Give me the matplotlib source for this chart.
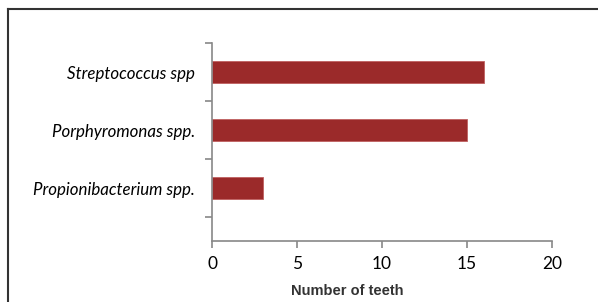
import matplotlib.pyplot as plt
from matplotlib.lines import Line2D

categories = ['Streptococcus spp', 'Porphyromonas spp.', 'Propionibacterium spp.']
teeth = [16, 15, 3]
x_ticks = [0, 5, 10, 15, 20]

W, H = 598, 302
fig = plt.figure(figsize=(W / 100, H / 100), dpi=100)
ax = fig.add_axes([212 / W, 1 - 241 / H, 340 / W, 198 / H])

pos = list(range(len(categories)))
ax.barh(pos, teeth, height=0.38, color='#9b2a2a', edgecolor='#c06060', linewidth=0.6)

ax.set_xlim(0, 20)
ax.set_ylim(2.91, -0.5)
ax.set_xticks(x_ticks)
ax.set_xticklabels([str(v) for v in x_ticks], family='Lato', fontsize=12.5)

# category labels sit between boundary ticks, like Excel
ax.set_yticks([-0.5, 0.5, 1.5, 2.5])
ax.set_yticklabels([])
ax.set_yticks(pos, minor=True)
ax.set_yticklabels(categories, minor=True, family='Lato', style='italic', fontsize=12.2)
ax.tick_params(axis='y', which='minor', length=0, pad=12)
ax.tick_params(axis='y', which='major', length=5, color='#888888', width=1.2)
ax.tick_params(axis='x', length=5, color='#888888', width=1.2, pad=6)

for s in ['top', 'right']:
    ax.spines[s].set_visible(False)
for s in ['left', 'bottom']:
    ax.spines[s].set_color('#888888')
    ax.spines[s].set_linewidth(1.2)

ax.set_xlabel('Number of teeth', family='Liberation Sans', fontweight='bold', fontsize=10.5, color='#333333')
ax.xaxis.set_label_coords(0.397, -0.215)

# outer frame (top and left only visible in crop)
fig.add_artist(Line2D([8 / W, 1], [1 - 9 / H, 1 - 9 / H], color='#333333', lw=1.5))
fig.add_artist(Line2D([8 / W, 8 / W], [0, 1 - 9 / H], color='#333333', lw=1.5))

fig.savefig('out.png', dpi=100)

━━━━━━━━━━━━━━━━━━━━

YOUR TASK — The data above needs to be retyped exactly, with the images left out.

COMPLETED EXERCISE —
Give me the matplotlib source for this chart.
import matplotlib.pyplot as plt
from matplotlib.lines import Line2D

categories = ['Streptococcus spp', 'Porphyromonas spp.', 'Propionibacterium spp.']
teeth = [16, 15, 3]
x_ticks = [0, 5, 10, 15, 20]

W, H = 598, 302
fig = plt.figure(figsize=(W / 100, H / 100), dpi=100)
ax = fig.add_axes([212 / W, 1 - 241 / H, 340 / W, 198 / H])

pos = list(range(len(categories)))
ax.barh(pos, teeth, height=0.38, color='#9b2a2a', edgecolor='#c06060', linewidth=0.6)

ax.set_xlim(0, 20)
ax.set_ylim(2.91, -0.5)
ax.set_xticks(x_ticks)
ax.set_xticklabels([str(v) for v in x_ticks], family='Lato', fontsize=12.5)

# category labels sit between boundary ticks, like Excel
ax.set_yticks([-0.5, 0.5, 1.5, 2.5])
ax.set_yticklabels([])
ax.set_yticks(pos, minor=True)
ax.set_yticklabels(categories, minor=True, family='Lato', style='italic', fontsize=12.2)
ax.tick_params(axis='y', which='minor', length=0, pad=12)
ax.tick_params(axis='y', which='major', length=5, color='#888888', width=1.2)
ax.tick_params(axis='x', length=5, color='#888888', width=1.2, pad=6)

for s in ['top', 'right']:
    ax.spines[s].set_visible(False)
for s in ['left', 'bottom']:
    ax.spines[s].set_color('#888888')
    ax.spines[s].set_linewidth(1.2)

ax.set_xlabel('Number of teeth', family='Liberation Sans', fontweight='bold', fontsize=10.5, color='#333333')
ax.xaxis.set_label_coords(0.397, -0.215)

# outer frame (top and left only visible in crop)
fig.add_artist(Line2D([8 / W, 1], [1 - 9 / H, 1 - 9 / H], color='#333333', lw=1.5))
fig.add_artist(Line2D([8 / W, 8 / W], [0, 1 - 9 / H], color='#333333', lw=1.5))

fig.savefig('out.png', dpi=100)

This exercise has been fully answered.